People like to pursue things are fun, attractive, tasty, etc. If we encounter something we like, we want more of it. It becomes the new norm. We spend more and more effort to maintain that norm, and if we encounter something else that we like then that becomes our new norm and we have to strive to maintain that. However, the cost of all this is that we also have to endure a lot of things that are unpleasant: work, waiting, discomfort, etc. That’s the cost of enjoying the things you enjoy. You can’t separate the good from the bad. It makes one weary.
Further, the Buddha perceived that all “fabrications” (that is, all things that come into existence) inevitably fade. This not only applies to physical things, but also states of mind, emotions, and other abstract things like fashion trends, etc. All things in this world have a tenuous existence, and won’t stay the same, no matter how much you want them to be. Your partner won’t stay young and attractive forever, and neither will you. Your favorite TV show has to end sometime, and even if it doesn’t, it just won’t be the same after a while.1 If you have a wonderful moment in your life, you can never go back to it, no matter how much you try to recreate the moment. It’s gone. Forever.
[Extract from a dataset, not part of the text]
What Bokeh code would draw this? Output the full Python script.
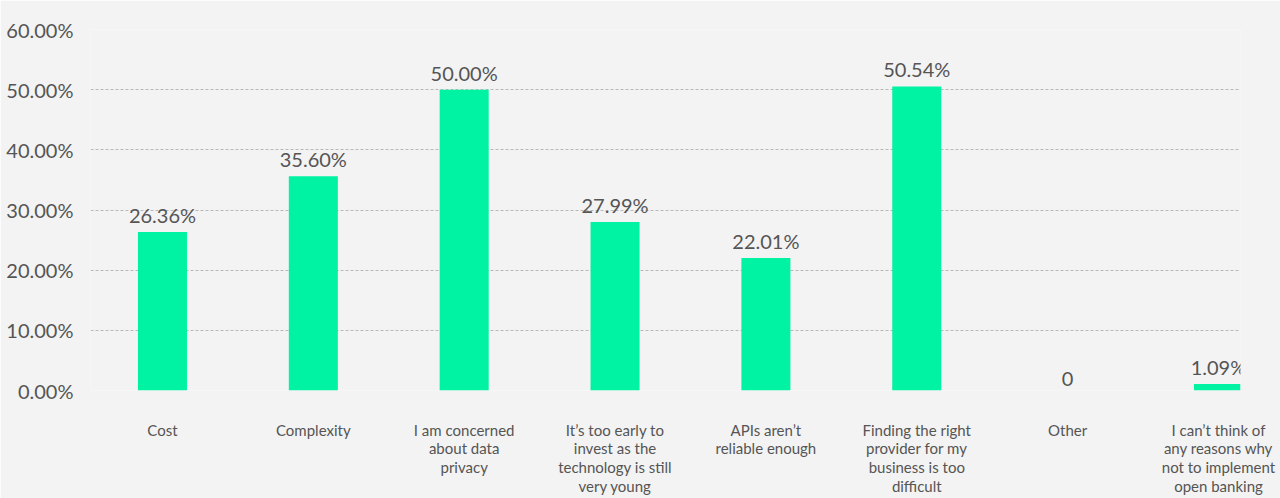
from bokeh.plotting import figure
from bokeh.models import Range1d, FixedTicker, ColumnDataSource
from bokeh.core.properties import value
from bokeh.embed import file_html
from bokeh.resources import INLINE

categories = [
    "Cost",
    "Complexity",
    "I am concerned\nabout data\nprivacy",
    "It\u2019s too early to\ninvest as the\ntechnology is still\nvery young",
    "APIs aren\u2019t\nreliable enough",
    "Finding the right\nprovider for my\nbusiness is too\ndifficult",
    "Other",
    "I can\u2019t think of\nany reasons why\nnot to implement\nopen banking",
]
values = [26.36, 35.60, 50.00, 27.99, 22.01, 50.54, 0.0, 1.09]
value_labels = ["26.36%", "35.60%", "50.00%", "27.99%", "22.01%", "50.54%", "0", "1.09%"]
y_ticks = [0, 10, 20, 30, 40, 50, 60]
y_tick_labels = ["0.00%", "10.00%", "20.00%", "30.00%", "40.00%", "50.00%", "60.00%"]

FONT = "Lato"
BG = "#f3f3f3"
TXT = "#555555"

xs = list(range(len(categories)))
src = ColumnDataSource(dict(x=xs, top=values, lab=value_labels))

p = figure(width=1280, height=498, output_backend="svg", toolbar_location=None,
           x_range=Range1d(-0.477, 7.146), y_range=Range1d(0, 60),
           min_border_left=90, min_border_right=40, min_border_top=29, min_border_bottom=107)
p.background_fill_color = BG
p.border_fill_color = BG
p.outline_line_color = None

p.vbar(x="x", top="top", bottom=0, width=0.325, source=src, color="#00F2A3", line_color=None)
p.text(x="x", y="top", text="lab", source=src, text_align="center", text_baseline="bottom",
       y_offset=-5, text_font=value(FONT), text_font_size="20px", text_color=TXT)

p.xaxis.ticker = FixedTicker(ticks=xs)
p.xaxis.major_label_overrides = {i: c for i, c in enumerate(categories)}
p.xaxis.axis_line_color = None
p.xaxis.major_tick_line_color = None
p.xaxis.minor_tick_line_color = None
p.xaxis.major_label_standoff = 24
p.xaxis.major_label_text_font = FONT
p.xaxis.major_label_text_font_size = "15px"
p.xaxis.major_label_text_color = TXT
p.xaxis.major_label_text_line_height = 1.05
p.xgrid.grid_line_color = None

p.yaxis.ticker = FixedTicker(ticks=y_ticks)
p.yaxis.major_label_overrides = {t: l for t, l in zip(y_ticks, y_tick_labels)}
p.yaxis.axis_line_color = None
p.yaxis.major_tick_line_color = None
p.yaxis.minor_tick_line_color = None
p.yaxis.major_label_standoff = 11
p.yaxis.major_label_text_font = FONT
p.yaxis.major_label_text_font_size = "20px"
p.yaxis.major_label_text_color = TXT
p.ygrid.grid_line_color = "#b8b8b8"
p.ygrid.grid_line_dash = "3 2"
p.ygrid.grid_line_width = 1

open("out.html", "w").write(file_html(p, INLINE))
So, there’s no lasting refuge in this world. This is the crux of the First Noble Truth: it’s not that we’re living in constant agony, but that there’s no lasting peace, no lasting refuge in our lives. The rug keeps getting pulled out from under us sooner or later.
In one obscure sutra, the Buddha describes it like moths to a flame:
Rushing up but then too far, they miss the point;
Only causing ever newer bonds to grow.
So obsessed are some by what is seen and heard,
They fly just like these moths — straight into the flames.
Having understood this, the Buddha stopped grasping at phantoms he knew would fade. He just learned to let go and be ok with who he was right now, how he lived right now, etc. He didn’t fake this, didn’t consciously make himself happy, he just learned to let go because of direct perception because it was ultimately fruitless.
Buddhism is not an evangelical religion; it does not exist to conquer souls or save them from damnation. Instead the Buddha was like a doctor who understood why people were ill in their hearts, and offered a supreme medicine that people could take if they want. No compulsion; it’s just there. Take it or leave it. The Buddha himself stood as living proof that there was something better than the regular mode of life we all undergo, thought it’s hard to take on faith. One has to see it for themselves.
At any rate, Nirvana Day isn’t just commenting the Buddha’s accomplishment, it’s also a reminder that there’s more out there, if we’d only step through the door.